In this study, we tried to address the overfitting problem caused by clustering in the load forecasting process, assuming the condition of having only a small-sized dataset and targeting a small-scale system such as a building. SOM has been successfully utilized in the load forecasting domain, and it helps to improve the forecasting performance of a model. However, in previous studies, it has not been validated in the context of a small-sized dataset (less than 2 years) and a small-scale system, which includes a building that employs a data collection system such as AMI. We argued that, in this situation, there would be an overfitting problem due to the number of data samples in each cluster. This can be observed in the first and second columns of Table 2, which present the forecasting accuracy of Models 1 and 2, and the difference between the two models regards whether clustering with SOM was applied. The results show that some of them slightly improved, but some techniques vulnerable to overfitting were even worse as we expected. We overcome this problem with the SELM, which has been known to have an excellent generalization ability. The results of adopting the SELM (Model 3) can be found in the third column of Table 2 and Table 4, which outperforms Models 1 and 2. This means the SELM worked as well as we expected.
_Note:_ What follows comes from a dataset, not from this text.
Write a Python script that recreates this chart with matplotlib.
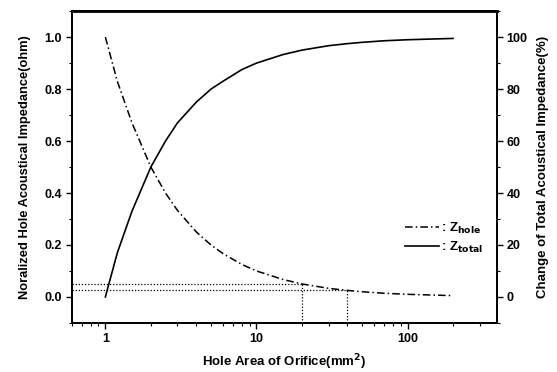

6. Conclusions and Future Works

This paper presented a method to solve the day-ahead hourly building load forecasting problem. The method proposed in this paper combines self-organizing map (SOM) with a clustering technique and finally employs the stacking ensemble learning method (SELM). We attempted to address the overfitting problem due to the reduced number of samples after clustering. In particular, when the size of the original dataset is small and a small system such as a building is targeted, overfitting is more likely to occur. The effect of overfitting may result in a high generalization error. This can be seen in our experimental results. We employed the SELM to mitigate the effect of overfitting because it is known to have the ability to generalize by combining multiple models. The experimental results showed that the SELM achieved higher forecasting accuracy. Even with a small dataset (data covering less than two years, which is the smallest size reported in the literature to the best of our knowledge) and a small-scale system, which is noisier with more fluctuation than a larger system, our proposed model succeeded in producing a lower error compared to any individual model. The limitations of this study are as follows: hyperparameters were not found effectively (they were found manually), and the techniques used as components of the SELM were also selected by experiments. Therefore, a possible future research direction is to develop an effective hyperparameter tuning method that can be harmonized with clustering and the SELM. In addition, a method that automatically selects the best performing group would be more effective. More sophisticated feature selection and additional techniques to mitigate the effect of overfitting or to better improve forecasting accuracy will be studied.